Urinalysis took four attempts secondary to sludge in catheter: urine cloudy, nitrate positive, white blood cells/hpf = 5, bacteria = +4. White blood count = 9.6 x103/µL, PCT = 0.05 μg/L, BP 142/82 mmHg.

Admitting diagnosis:

Urinary tract infection

Treatment, interventions:

Admitted to floor. Started on ceftriaxone.

Day 1 at 8 am:

BP dropped to 90/58 mmHg, lactate = 2.7 mmol/L,

PCT = 0.05 μg/L.

New diagnosis:


Treatment, interventions:

Sepsis protocol initiated with fluid resuscitation. Ceftriaxone discontinued. Piperacillin/tzobactam and tobramycin started.

Day 1 at 5 pm:

BP remained at 98/60 mmHg, lactate = 4.3 mmol/L,

PCT = 0.05 μg/L, vancomycin started

Day 1 at 6 pm:

After reviewing the patient’s chart and serial negative PCT results, the PharmD questioned the diagnosis of bacterial urosepsis. He noted that the patient list of complaints on admission included pain in her neck and chest area. The PharmD then ordered a troponin and electrocardiogram (EKG) to rule out a myocardial infarction.

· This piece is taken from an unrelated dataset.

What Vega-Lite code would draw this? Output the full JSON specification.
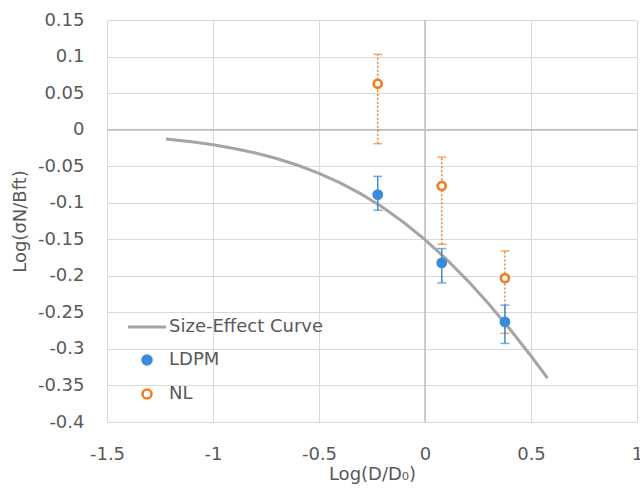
{
  "$schema": "https://vega.github.io/schema/vega-lite/v6.json",
  "autosize": {"type": "none"},
  "width": 530,
  "height": 402,
  "padding": {"left": 107, "top": 20, "right": 3, "bottom": 78},
  "background": "white",
  "config": {
    "font": "DejaVu Sans",
    "view": {"stroke": null},
    "axis": {
      "labelFont": "DejaVu Sans", "titleFont": "DejaVu Sans",
      "labelFontSize": 18, "titleFontSize": 18,
      "labelColor": "#595959", "titleColor": "#595959",
      "titleFontWeight": "normal",
      "gridColor": "#D9D9D9", "gridWidth": 1,
      "domain": false, "ticks": false, "labelOverlap": false, "labelFlush": false
    },
    "legend": {"labelFont": "DejaVu Sans", "labelFontSize": 18, "labelColor": "#595959"}
  },
  "datasets": {
    "curve": [
      {"x": -1.222, "y": -0.0127, "series": "Size-Effect Curve"},
      {"x": -1.1, "y": -0.0166, "series": "Size-Effect Curve"},
      {"x": -1.0, "y": -0.0207, "series": "Size-Effect Curve"},
      {"x": -0.9, "y": -0.0258, "series": "Size-Effect Curve"},
      {"x": -0.8, "y": -0.0319, "series": "Size-Effect Curve"},
      {"x": -0.7, "y": -0.0395, "series": "Size-Effect Curve"},
      {"x": -0.6, "y": -0.0487, "series": "Size-Effect Curve"},
      {"x": -0.5, "y": -0.0597, "series": "Size-Effect Curve"},
      {"x": -0.4, "y": -0.0728, "series": "Size-Effect Curve"},
      {"x": -0.3, "y": -0.0882, "series": "Size-Effect Curve"},
      {"x": -0.2, "y": -0.1062, "series": "Size-Effect Curve"},
      {"x": -0.1, "y": -0.127, "series": "Size-Effect Curve"},
      {"x": 0.0, "y": -0.1505, "series": "Size-Effect Curve"},
      {"x": 0.1, "y": -0.177, "series": "Size-Effect Curve"},
      {"x": 0.2, "y": -0.2062, "series": "Size-Effect Curve"},
      {"x": 0.3, "y": -0.2382, "series": "Size-Effect Curve"},
      {"x": 0.4, "y": -0.2728, "series": "Size-Effect Curve"},
      {"x": 0.5, "y": -0.3097, "series": "Size-Effect Curve"},
      {"x": 0.578, "y": -0.34, "series": "Size-Effect Curve"}
    ],
    "points": [
      {"series": "LDPM", "x": -0.223, "y": -0.0889, "lo": -0.1103, "hi": -0.0639},
      {"series": "LDPM", "x": 0.079, "y": -0.1823, "lo": -0.2097, "hi": -0.1627},
      {"series": "LDPM", "x": 0.377, "y": -0.263, "lo": -0.2925, "hi": -0.2401},
      {"series": "NL", "x": -0.223, "y": 0.0628, "lo": -0.0192, "hi": 0.1029},
      {"series": "NL", "x": 0.079, "y": -0.0771, "lo": -0.1568, "hi": -0.0375},
      {"series": "NL", "x": 0.377, "y": -0.2032, "lo": -0.2788, "hi": -0.166}
    ],
    "zero": [{"v": 0}]
  },
  "layer": [
    {
      "data": {"name": "zero"},
      "mark": {"type": "rule", "color": "#BFBFBF", "strokeWidth": 1.5},
      "encoding": {
        "x": {"field": "v", "type": "quantitative",
          "scale": {"domain": [-1.5, 1], "nice": false, "zero": false},
          "axis": {"title": "Log(D/D₀)", "tickCount": 5, "labelExpr": "'' + datum.value", "labelPadding": 23, "titlePadding": 2}}
      }
    },
    {
      "data": {"name": "zero"},
      "mark": {"type": "rule", "color": "#BFBFBF", "strokeWidth": 1.5},
      "encoding": {
        "y": {"field": "v", "type": "quantitative",
          "scale": {"domain": [-0.4, 0.15], "nice": false, "zero": false},
          "axis": {"title": "Log(σN/Bft)", "tickCount": 11, "labelExpr": "'' + datum.value", "labelPadding": 23, "titlePadding": 8}}
      }
    },
    {
      "data": {"name": "curve"},
      "mark": {"type": "line", "strokeWidth": 3},
      "encoding": {
        "x": {"field": "x", "type": "quantitative"},
        "y": {"field": "y", "type": "quantitative"},
        "stroke": {"field": "series", "type": "nominal",
          "scale": {"domain": ["Size-Effect Curve", "LDPM", "NL"], "range": ["#A5A5A5", "#3A8BD8", "#F08026"]},
          "legend": {
            "title": null, "orient": "none", "legendX": 31, "legendY": 298,
            "padding": 0, "symbolSize": 1444, "labelOffset": 13, "rowPadding": 14,
            "encode": {"symbols": {"update": {
              "shape": {"signal": "datum.value === 'Size-Effect Curve' ? 'stroke' : 'circle'"},
              "size": {"signal": "datum.value === 'Size-Effect Curve' ? 1444 : 80"},
              "strokeWidth": {"signal": "datum.value === 'Size-Effect Curve' ? 3 : 2.6"},
              "opacity": {"value": 1}
            }}}
          }}
      }
    },
    {
      "data": {"name": "points"},
      "transform": [{"filter": "datum.series === 'NL'"}],
      "mark": {"type": "rule", "color": "#F08026", "strokeWidth": 1.5, "strokeDash": [2, 2]},
      "encoding": {
        "x": {"field": "x", "type": "quantitative"},
        "y": {"field": "lo", "type": "quantitative"},
        "y2": {"field": "hi"}
      }
    },
    {
      "data": {"name": "points"},
      "transform": [{"filter": "datum.series === 'NL'"}, {"fold": ["lo", "hi"], "as": ["end", "val"]}],
      "mark": {"type": "tick", "orient": "horizontal", "color": "#F08026", "size": 9, "thickness": 1.5, "opacity": 0.7},
      "encoding": {
        "x": {"field": "x", "type": "quantitative"},
        "y": {"field": "val", "type": "quantitative"}
      }
    },
    {
      "data": {"name": "points"},
      "transform": [{"filter": "datum.series === 'LDPM'"}],
      "mark": {"type": "rule", "color": "#3A8BD8", "strokeWidth": 1.5},
      "encoding": {
        "x": {"field": "x", "type": "quantitative"},
        "y": {"field": "lo", "type": "quantitative"},
        "y2": {"field": "hi"}
      }
    },
    {
      "data": {"name": "points"},
      "transform": [{"filter": "datum.series === 'LDPM'"}, {"fold": ["lo", "hi"], "as": ["end", "val"]}],
      "mark": {"type": "tick", "orient": "horizontal", "color": "#3A8BD8", "size": 9, "thickness": 1.5},
      "encoding": {
        "x": {"field": "x", "type": "quantitative"},
        "y": {"field": "val", "type": "quantitative"}
      }
    },
    {
      "data": {"name": "points"},
      "mark": {"type": "point", "filled": true, "size": 65, "strokeWidth": 2.8, "opacity": 1},
      "encoding": {
        "x": {"field": "x", "type": "quantitative"},
        "y": {"field": "y", "type": "quantitative"},
        "stroke": {"field": "series", "type": "nominal"},
        "fill": {"field": "series", "type": "nominal",
          "scale": {"domain": ["Size-Effect Curve", "LDPM", "NL"], "range": ["transparent", "#3A8BD8", "#ffffff"]},
          "legend": {
            "title": null, "orient": "none", "legendX": 31, "legendY": 298,
            "padding": 0, "symbolSize": 1444, "labelOffset": 13, "rowPadding": 14,
            "encode": {"symbols": {"update": {
              "shape": {"signal": "datum.value === 'Size-Effect Curve' ? 'stroke' : 'circle'"},
              "size": {"signal": "datum.value === 'Size-Effect Curve' ? 1444 : 80"},
              "strokeWidth": {"signal": "datum.value === 'Size-Effect Curve' ? 3 : 2.6"},
              "opacity": {"value": 1}
            }}}
          }}
      }
    }
  ]
}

Troponin = 1.51 ng/mL, EKG = ST segment elevation

New diagnosis:

ST segment Myocardial Infarction (STEMI)

Treatment, interventions:

Patient received two cardiac stents in the cardiac catheterization lab, antibiotics were discontinued. 

Key takeaways

Lactate is a marker of anaerobic metabolism and has a low sensitivity and specificity for bacterial infection. It should not guide antibiotic therapy. If lactate is elevated with a bacterial infection, the patient is likely septic or in septic shock. Lactate provides information about perfusion not bacterial infection. PCT provides information about bacterial infection, not perfusion.